Sorry, I'm sure this has to been asked before, but I just can't find an answer. RTFM with a link would be an adequate answer. :)

I'm writing a module for the program I'm working on. I figure that since I'm writing it as a Perl Module, I might as well do it right such that it can be built, tested, and used elsewhere - rather than just importing it into this one program. And since I'm doing that work anyway, I figured I'd add code to work with tainted data. My program will be a compiled exe (via Perl Packer) and won't be exposed to any tainted data. However, I may find more uses for the module, and so I figure I should think about this now.

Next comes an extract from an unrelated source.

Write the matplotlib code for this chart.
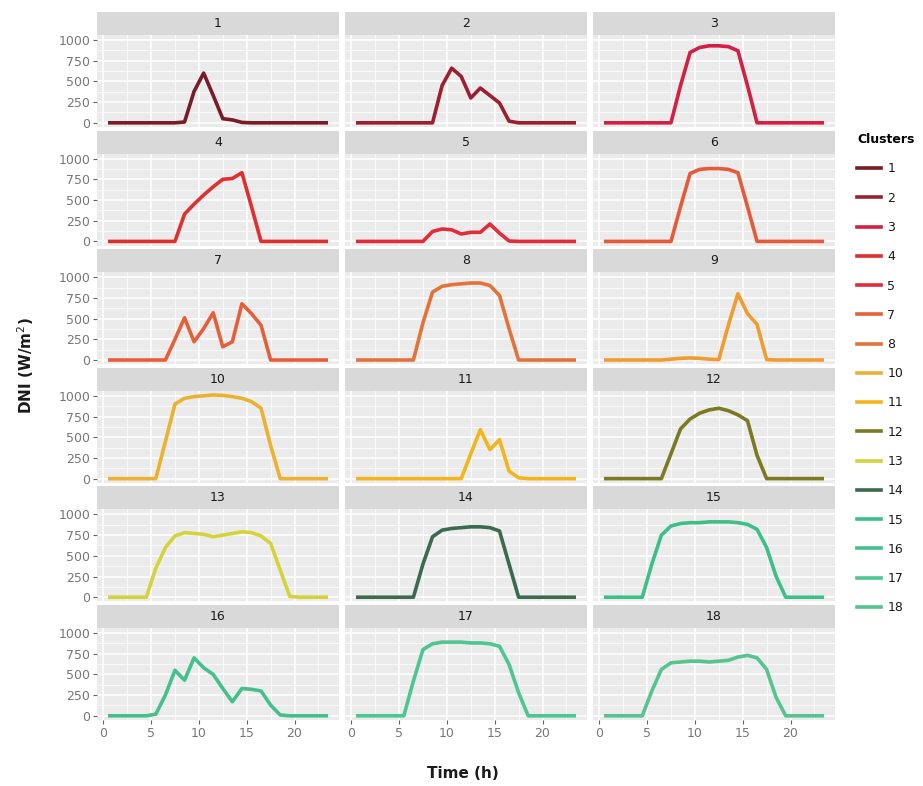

My actual code isn't important. What is important is that my unit tests check to make sure the taint mode code I added works properly. What I can't figure out is how to modify the unit tests such that they use taint mode. I used h2xs -AXc -n MyModule to create a module directory. Now I have a file in ./MyModule/t/MyModule.t that looks like this:

# Before `make install' is performed this script should be runnable wi +th # `make test'. After `make install' it should work as `perl MyModule.t +' ######################### # change 'tests => 1' to 'tests => last_test_to_print'; use Test::More tests => 1; BEGIN { use_ok('MyModule') }; ######################### # Insert your test code below, the Test::More module is use()ed here s +o read # its man page ( perldoc Test::More ) for help writing this test scrip +t.

Do I modify this file to enable taint mode? If not, then how do I tell Perl that I want taint mode for this (or a similar) test? I tried running the test via perl -T ./t/MyModule.t , but since everything is in subdirectories, I got tons of failures from things not being where they were expected.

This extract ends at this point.